Treatment FAQs

Is treatment necessary? Will my child’s anxiety disorder go away on its own? Will he grow out of it?

Like other medical conditions, anxiety disorders tend to be chronic unless properly treated. Most kids find that they need professional guidance to successfully manage and overcome their anxiety. And while family support is important to the recovery process, it is not the cure. (Also beware of any product or program that guarantees a cure or is peddled online or in TV infomercials.) Many licensed mental health professionals have the proper training, education, and experience to properly diagnose and treat your child.

In addition, research shows that children with untreated anxiety disorders are at higher risk to perform poorly in school, to have less developed social skills, and to be more vulnerable to substance abuse.

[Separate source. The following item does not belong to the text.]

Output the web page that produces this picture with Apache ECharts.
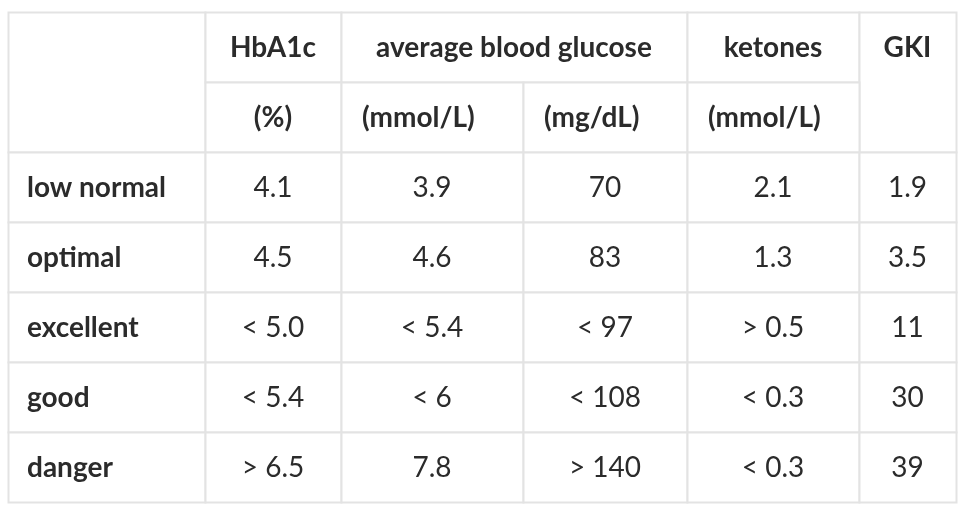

That’s why it’s important to get help as soon as possible.

Your child deserves a future that is free from the limitations of anxiety.

My child has started treatment, but it isn’t working. What should I do?

Most children see signs of improvement within two to six weeks when receiving proper treatment. If you don’t see progress after this time, talk to your child’s doctor or therapist about other options or adjusting the medication dosage level.

If the doctor or therapist is unwilling to try a different treatment method or won’t take the time to listen to your concerns, find another mental health professional who will.

Will my child have to take medication for the rest of her life?

Starting a child on an antidepressant (SSRI or SNRI) does not foretell medication for life. Doctors recommend that initial treatment of childhood anxiety disorders with an antidepressant should be continued for about one year. You and your child’s doctor should regularly assess how well the medication is working; longer medication treatment may be recommended if symptoms persist or reoccur.

There is no evidence that SSRIs and SNRIs are addictive. Ask your doctor how long your child will be taking medication and the changes you can expect to see if the medication is working.

What about side effects of medication?

No medication is 100 percent risk-free. SSRIs and SNRIs are generally tolerated with few side effects. The most commonly reported physical side effects include headache, stomachache or nausea, and difficulty sleeping.

Before prescribing medication, your child’s doctor must determine the presence of any physical symptoms that may be related to medical problems or reflect anxiety. Make sure the doctor reviews side effects with you and your child before starting any medication and monitors for symptoms at follow-up visits. Remember that a small number of children may develop more serious side effects, such as thoughts about suicide.

Talk to your doctor about all medications your child may take, including antibiotics and seasonal medications for allergies.